Improved experiences, improved outcomes
We’ve talked about tech; let’s talk about the in-person experience. It’s said you only get one chance to make a first impression, and the waiting room is usually where medical clinics first meet patients.
This means the waiting room should be clean, attractive, quiet, and easy to navigate. When it comes to healthcare spaces, hygiene is vitally important. But aesthetics matter too.
- Is the art current, calming, and inoffensive to all sorts of people?
- Are there dirt scuffs, scratches, or tears in the paint, wallpaper, flooring, and seating?
- Are there several TVs or screens with loud or competing audio?
- Do they know where to sign in?
- Does the intake experience feel friendly and welcoming?
- Are there “clean” pens and “used” pens and unused masks available?
- Does the space feel crowded with chairs and side tables, or is a patient able to walk freely—or navigate the room in a wheelchair or on crutches?
All of these factors will contribute to patient experience before they even see a provider. Of course, there are also steps staff, nurses, and physicians can take to increase patient satisfaction.
- Be punctual. Doctors often charge a fee and/or cancel an appointment if patients are late. While everyone understands that emergencies happen and delays are inevitable, doctor punctuality should be the norm not the exception.

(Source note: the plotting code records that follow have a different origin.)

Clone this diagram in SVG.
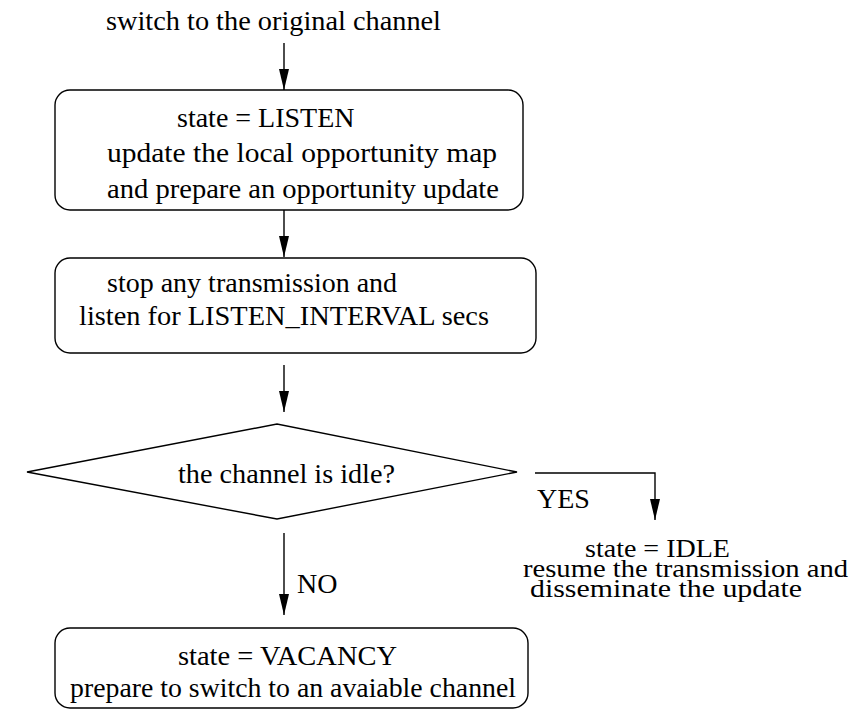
<svg xmlns="http://www.w3.org/2000/svg" width="851" height="719" viewBox="0 0 851 719">
<style>
text{font-family:"Liberation Serif","Times New Roman",serif;font-size:28px;fill:#000}
.sm{font-size:25px}
.box{fill:#fff;stroke:#000;stroke-width:1.4}
.ln{fill:none;stroke:#000;stroke-width:1.4}
</style>
<defs>
<marker id="ah" viewBox="0 0 21 10" refX="21" refY="5" markerWidth="21" markerHeight="10" markerUnits="userSpaceOnUse" orient="auto">
<path d="M0,0 L21,5 L0,10 Z" fill="#000"/>
</marker>
</defs>
<rect width="851" height="719" fill="#fff"/>
<g id="start"><text x="106" y="30" textLength="335" lengthAdjust="spacingAndGlyphs">switch to the original channel</text></g>
<g id="listen">
<rect class="box" x="55" y="90" width="468" height="120" rx="15"/>
<text x="177" y="127">state = LISTEN</text>
<text x="107" y="162" textLength="390" lengthAdjust="spacingAndGlyphs">update the local opportunity map</text>
<text x="107" y="198" textLength="392" lengthAdjust="spacingAndGlyphs">and prepare an opportunity update</text>
</g>
<g id="stop">
<rect class="box" x="55" y="258" width="481" height="95" rx="15"/>
<text x="107" y="292">stop any transmission and</text>
<text x="79" y="325" textLength="410" lengthAdjust="spacingAndGlyphs">listen for LISTEN_INTERVAL secs</text>
</g>
<g id="decision">
<polygon class="box" points="27,472 277,424 517,472 277,519"/>
<text x="178" y="483" textLength="217" lengthAdjust="spacingAndGlyphs">the channel is idle?</text>
</g>
<g id="idle">
<text class="sm" x="585" y="557" textLength="145" lengthAdjust="spacingAndGlyphs">state = IDLE</text>
<text class="sm" x="523" y="577" textLength="325" lengthAdjust="spacingAndGlyphs">resume the transmission and</text>
<text class="sm" x="530" y="597" textLength="272" lengthAdjust="spacingAndGlyphs">disseminate the update</text>
</g>
<g id="vacancy">
<rect class="box" x="55" y="628" width="473" height="80" rx="15"/>
<text x="178" y="665" textLength="219" lengthAdjust="spacingAndGlyphs">state = VACANCY</text>
<text x="70" y="697" textLength="446" lengthAdjust="spacingAndGlyphs">prepare to switch to an avaiable channel</text>
</g>
<g id="connectors">
<line class="ln" x1="284" y1="43" x2="284" y2="90" marker-end="url(#ah)"/>
<line class="ln" x1="284" y1="210" x2="284" y2="257" marker-end="url(#ah)"/>
<line class="ln" x1="284" y1="365" x2="284" y2="412" marker-end="url(#ah)"/>
<polyline class="ln" points="535,473 655,473 655,520" marker-end="url(#ah)"/>
<line class="ln" x1="284" y1="533" x2="284" y2="615" marker-end="url(#ah)"/>
<text x="537" y="508">YES</text>
<text x="297" y="593">NO</text>
</g>
</svg>
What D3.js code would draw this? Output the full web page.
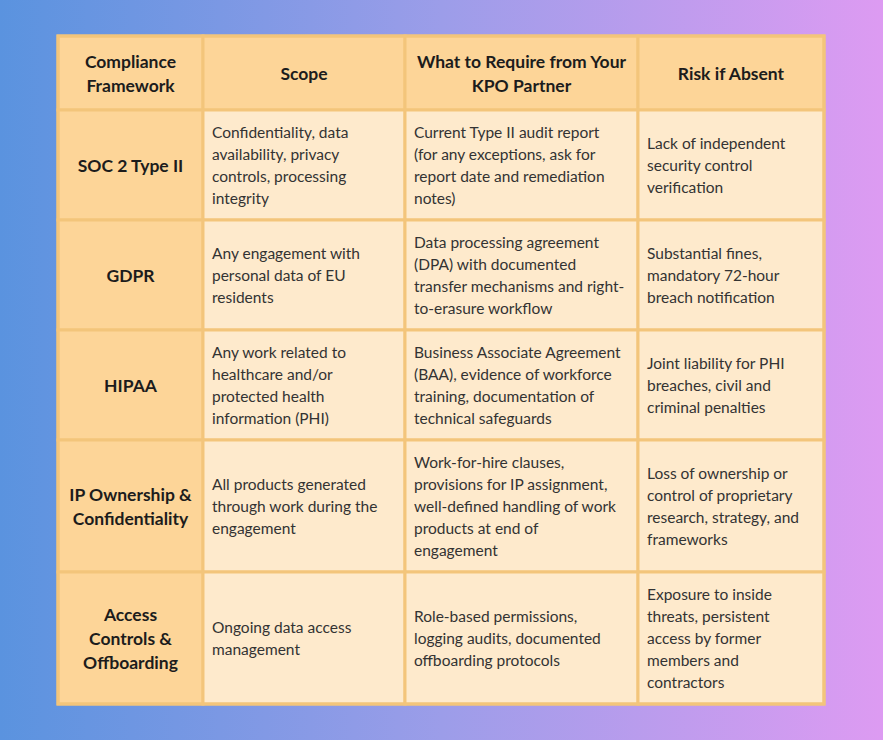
<!DOCTYPE html>
<html>
<head>
<meta charset="utf-8">
<script src="https://cdn.jsdelivr.net/npm/d3@7"></script>
<style>
  html, body { margin: 0; padding: 0; }
  body { width: 883px; height: 740px; overflow: hidden; }
</style>
</head>
<body>
<div id="chart"></div>
<script>
// Table content, lines broken as in the reference
const columns = [
    ["Compliance", "Framework"],
    ["Scope"],
    ["What to Require from Your", "KPO Partner"],
    ["Risk if Absent"]
];

const frameworks = [
    ["SOC 2 Type II"],
    ["GDPR"],
    ["HIPAA"],
    ["IP Ownership &", "Confidentiality"],
    ["Access", "Controls &", "Offboarding"]
];

const scopes = [
    ["Confidentiality, data", "availability, privacy", "controls, processing", "integrity"],
    ["Any engagement with", "personal data of EU", "residents"],
    ["Any work related to", "healthcare and/or", "protected health", "information (PHI)"],
    ["All products generated", "through work during the", "engagement"],
    ["Ongoing data access", "management"]
];

const requirements = [
    ["Current Type II audit report", "(for any exceptions, ask for", "report date and remediation", "notes)"],
    ["Data processing agreement", "(DPA) with documented", "transfer mechanisms and right-", "to-erasure workflow"],
    ["Business Associate Agreement", "(BAA), evidence of workforce", "training, documentation of", "technical safeguards"],
    ["Work-for-hire clauses,", "provisions for IP assignment,", "well-defined handling of work", "products at end of", "engagement"],
    ["Role-based permissions,", "logging audits, documented", "offboarding protocols"]
];

const risks = [
    ["Lack of independent", "security control", "verification"],
    ["Substantial fines,", "mandatory 72-hour", "breach notification"],
    ["Joint liability for PHI", "breaches, civil and", "criminal penalties"],
    ["Loss of ownership or", "control of proprietary", "research, strategy, and", "frameworks"],
    ["Exposure to inside", "threats, persistent", "access by former", "members and", "contractors"]
];

const width = 883, height = 740;
const colEdges = [58, 203, 405, 638, 824];
const tableTop = 36;
const bodyLH = 22, headLH = 24;
const pad = 9;

const rows = frameworks.map((f, i) => [f, scopes[i], requirements[i], risks[i]]);

// Row heights follow the tallest cell
const headH = d3.max(columns, c => c.length) * headLH + 26;
const rowH = rows.map(r => d3.max(r.slice(1), c => c.length) * bodyLH + 22);

const yEdges = [tableTop, tableTop + headH];
rowH.forEach(hh => yEdges.push(yEdges[yEdges.length - 1] + hh));

const x = d3.scaleOrdinal().domain(d3.range(4)).range(colEdges.slice(0, 4));
const w = d3.scaleOrdinal().domain(d3.range(4)).range(d3.pairs(colEdges, (a, b) => b - a));
const y = d3.scaleOrdinal().domain(d3.range(rows.length + 1)).range(yEdges.slice(0, -1));
const h = d3.scaleOrdinal().domain(d3.range(rows.length + 1)).range([headH, ...rowH]);

const svg = d3.select('#chart')
    .append('svg')
    .attr('width', width)
    .attr('height', height);

const defs = svg.append('defs');
const grad = defs.append('linearGradient')
    .attr('id', 'bg')
    .attr('x1', '0%').attr('y1', '0%')
    .attr('x2', '100%').attr('y2', '0%');
grad.append('stop').attr('offset', '0%').attr('stop-color', '#5a93df');
grad.append('stop').attr('offset', '50%').attr('stop-color', '#9c9de9');
grad.append('stop').attr('offset', '100%').attr('stop-color', '#dd9bf2');

svg.append('rect')
    .attr('width', width)
    .attr('height', height)
    .attr('fill', 'url(#bg)');

// Flatten to cells
const cells = [];
columns.forEach((c, j) => cells.push({ r: 0, c: j, lines: c, head: true }));
rows.forEach((row, i) => row.forEach((c, j) => cells.push({ r: i + 1, c: j, lines: c, head: j === 0 })));

const cell = svg.append('g')
    .selectAll('g.cell')
    .data(cells)
    .join('g')
    .attr('class', 'cell');

cell.append('rect')
    .attr('x', d => x(d.c))
    .attr('y', d => y(d.r))
    .attr('width', d => w(d.c))
    .attr('height', d => h(d.r))
    .attr('fill', d => d.head ? '#fdd598' : '#feeacc')
    .attr('stroke', '#f3c57b')
    .attr('stroke-width', 3);

cell.append('text')
    .attr('font-family', 'Lato, sans-serif')
    .attr('font-size', d => d.head ? 17.5 : 15.5)
    .attr('font-weight', d => d.head ? 'bold' : 'normal')
    .attr('fill', d => d.head ? '#1c1c1c' : '#333333')
    .attr('text-anchor', d => d.head ? 'middle' : 'start')
    .each(function (d) {
        const lh = d.head ? headLH : bodyLH;
        const cx = d.head ? x(d.c) + w(d.c) / 2 : x(d.c) + pad;
        const cy = y(d.r) + h(d.r) / 2 - (d.lines.length - 1) * lh / 2;
        d3.select(this)
            .selectAll('tspan')
            .data(d.lines)
            .join('tspan')
            .attr('x', cx)
            .attr('y', (t, k) => cy + k * lh)
            .attr('dominant-baseline', 'central')
            .text(t => t);
    });

// Outer frame
svg.append('rect')
    .attr('x', colEdges[0])
    .attr('y', tableTop)
    .attr('width', colEdges[4] - colEdges[0])
    .attr('height', yEdges[yEdges.length - 1] - tableTop)
    .attr('fill', 'none')
    .attr('stroke', '#f3c57b')
    .attr('stroke-width', 3);
</script>
</body>
</html>
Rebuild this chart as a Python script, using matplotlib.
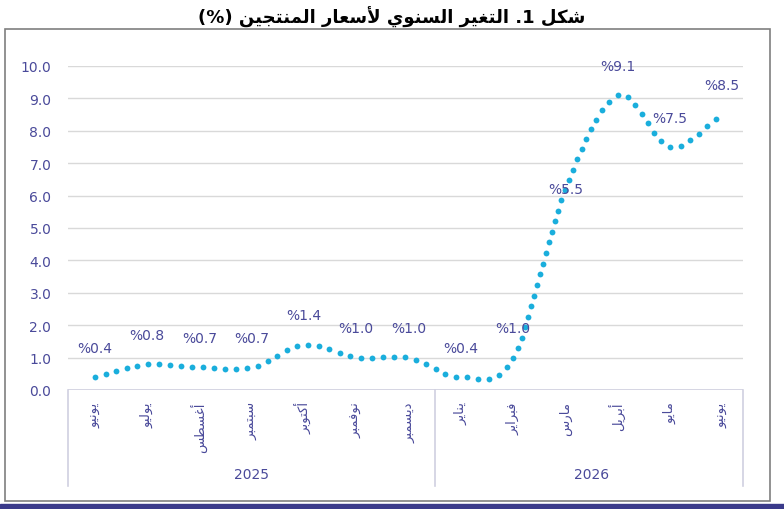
import numpy as np
import matplotlib
matplotlib.use("Agg")
import matplotlib.pyplot as plt
from matplotlib.patches import Rectangle

# data
months = ["يونيو", "يوليو", "أغسطس", "سبتمبر", "أكتوبر", "نوفمبر", "ديسمبر",
          "يناير", "فبراير", "مارس", "أبريل", "مايو", "يونيو"]
years = ["2025", "2026"]
year_counts = [7, 6]
values = [0.4, 0.8, 0.7, 0.7, 1.4, 1.0, 1.0, 0.4, 1.0, 6.2, 9.1, 7.5, 8.5]
labels = ["0.4", "0.8", "0.7", "0.7", "1.4", "1.0", "1.0", "0.4", "1.0", "5.5", "9.1", "7.5", "8.5"]
label_dy = [0.9, 0.9, 0.9, 0.9, 0.9, 0.9, 0.9, 0.9, 0.9, 0.0, 0.9, 0.9, 0.9]

TXT = "#4a4a9a"
DOT = "#1aaedc"

# minimal arabic shaping (matplotlib has no bidi / joining)
FORMS = {  # isolated, final, initial, medial
    "ا": (0xFE8D, 0xFE8E, None, None), "أ": (0xFE83, 0xFE84, None, None),
    "د": (0xFEA9, 0xFEAA, None, None), "ر": (0xFEAD, 0xFEAE, None, None),
    "و": (0xFEED, 0xFEEE, None, None),
    "ب": (0xFE8F, 0xFE90, 0xFE91, 0xFE92), "ت": (0xFE95, 0xFE96, 0xFE97, 0xFE98),
    "ج": (0xFE9D, 0xFE9E, 0xFE9F, 0xFEA0), "س": (0xFEB1, 0xFEB2, 0xFEB3, 0xFEB4),
    "ش": (0xFEB5, 0xFEB6, 0xFEB7, 0xFEB8), "ط": (0xFEC1, 0xFEC2, 0xFEC3, 0xFEC4),
    "ع": (0xFEC9, 0xFECA, 0xFECB, 0xFECC), "غ": (0xFECD, 0xFECE, 0xFECF, 0xFED0),
    "ف": (0xFED1, 0xFED2, 0xFED3, 0xFED4), "ك": (0xFED9, 0xFEDA, 0xFEDB, 0xFEDC),
    "ل": (0xFEDD, 0xFEDE, 0xFEDF, 0xFEE0), "م": (0xFEE1, 0xFEE2, 0xFEE3, 0xFEE4),
    "ن": (0xFEE5, 0xFEE6, 0xFEE7, 0xFEE8), "ي": (0xFEF1, 0xFEF2, 0xFEF3, 0xFEF4),
}


def shape_word(w):
    out = []
    i = 0
    chars = list(w)
    n = len(chars)
    prev_joins = False
    while i < n:
        c = chars[i]
        if c == "ل" and i + 1 < n and chars[i + 1] == "أ":
            out.append(chr(0xFEF8 if prev_joins else 0xFEF7))
            prev_joins = False
            i += 2
            continue
        f = FORMS[c]
        dual = f[2] is not None
        next_ok = i + 1 < n and chars[i + 1] in FORMS
        if prev_joins and dual and next_ok:
            g = f[3]
        elif prev_joins:
            g = f[1]
        elif dual and next_ok:
            g = f[2]
        else:
            g = f[0]
        out.append(chr(g))
        prev_joins = dual and next_ok
        i += 1
    return "".join(reversed(out))


def shape(text):
    # logical order in, visual (left to right) order out
    res = []
    for w in text.split(" "):
        if all(ch in FORMS for ch in w):
            res.append(shape_word(w))
        else:
            res.append(w)
    return " ".join(reversed(res))


fig = plt.figure(figsize=(7.84, 5.10), dpi=100)
ax = fig.add_axes([68 / 784, 1 - 391 / 510, 675 / 784, 324 / 510])

x = np.arange(len(values))
ax.set_xlim(-0.517, 12.40)
ax.set_ylim(0, 10)

# smooth curve (catmull-rom) for drawing only
sx, sy = 52.25, 32.4
px, py = x * sx, np.array(values) * sy
P = np.column_stack([px, py])
P = np.vstack([P[0] * 2 - P[1], P, P[-1] * 2 - P[-2]])
curve = []
for k in range(1, len(P) - 2):
    p0, p1, p2, p3 = P[k - 1], P[k], P[k + 1], P[k + 2]
    for t in np.linspace(0, 1, 60, endpoint=False):
        curve.append(0.5 * (2 * p1 + (-p0 + p2) * t + (2 * p0 - 5 * p1 + 4 * p2 - p3) * t ** 2
                            + (-p0 + 3 * p1 - 3 * p2 + p3) * t ** 3))
curve.append(P[-2])
curve = np.array(curve)
seg = np.hypot(*np.diff(curve, axis=0).T)
s = np.concatenate([[0], np.cumsum(seg)])
si = np.arange(0, s[-1], 11.0)
dx = np.interp(si, s, curve[:, 0]) / sx
dy = np.interp(si, s, curve[:, 1]) / sy
ax.plot(dx, dy, "o", color=DOT, ms=4.2, mec="none", clip_on=False)

for xi, v, lab, o in zip(x, values, labels, label_dy):
    ax.text(xi, v + o, "%" + lab, ha="center", va="center", color=TXT, fontsize=10)

ax.set_yticks(np.arange(0, 10.5, 1.0))
ax.set_yticklabels([f"{t:.1f}" for t in np.arange(0, 10.5, 1.0)], color=TXT, fontsize=10)
ax.yaxis.grid(True, color="#d9d9d9", lw=1)
ax.set_axisbelow(True)
ax.set_xticks([])
ax.tick_params(axis="y", length=0, pad=12)
for sp in ax.spines.values():
    sp.set_visible(False)
ax.axhline(0, color="#d0d0e0", lw=1.2)

# month labels
for xi, m in zip(x, months):
    ax.text(xi, -0.35, shape(m), rotation=90, ha="center", va="top", color=TXT,
            fontsize=9.5, family="DejaVu Sans")

# year row and separators
edges = [-0.517, 6.5, 12.40]
for e in edges:
    ax.plot([e, e], [0, -2.95], color="#d0d0e0", lw=1.2, clip_on=False)
start = 0
for yl, c in zip(years, year_counts):
    ax.text(start + (c - 1) / 2, -2.6, yl, ha="center", va="center", color=TXT, fontsize=10)
    start += c

title = "(%) " + shape("التغير السنوي لأسعار المنتجين") + " .1 " + shape("شكل")
fig.text(0.5, 1 - 17 / 510, title, ha="center", va="center", fontsize=13,
         fontweight="bold", color="black", family="DejaVu Sans")

fig.patches.append(Rectangle((5 / 784, 1 - 502 / 510), 765 / 784, 472 / 510,
                             transform=fig.transFigure, fill=False, ec="#7f7f7f", lw=1.2))
fig.patches.append(Rectangle((0, 0), 1, 5 / 510, transform=fig.transFigure,
                             color="#3a3a8a"))

fig.savefig("out.png", dpi=100)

- Be friendly. A smile goes a long way to making patients feel comfortable and more relaxed. Typically, people are in a healthcare facility due to need or illness, and a smile or a kind tone of voice can be its own kind of treatment. You can still be professional while being nice.
- Be attentive. Address the patient by name — the correct name and pronunciation. This helps them feel like a person instead of a file number in a long line of file numbers waiting to be seen. Practice active listening so the patient feels heard, like their health matters to you, and so you are able to accurately remember what they said. Most people are worse at listening than they realize.
- Be trustworthy. Everyone makes mistakes but in the healthcare industry, mistakes can be costly — even deadly. It’s paramount to stay current with research, treatments, medications, and equipment so that your entire office is able to follow best practices and compliance regulations. Patients want to believe what you say — from test results and diagnoses to prescriptions and treatment plans. Patients also want to trust that you’ll do what you say. If you say the office will call to schedule a follow-up appointment, make the call.
- Be professional. Most staff and providers look the part due to their scrubs or lab coats. But does the medical equipment in the facility also look professional? And is it fully functional for the most pleasant treatment experience possible?
The more providers and practices do these things, the more patient satisfaction increases. And if patients perceive they are being cared for, that feeling can translate into improved health outcomes too.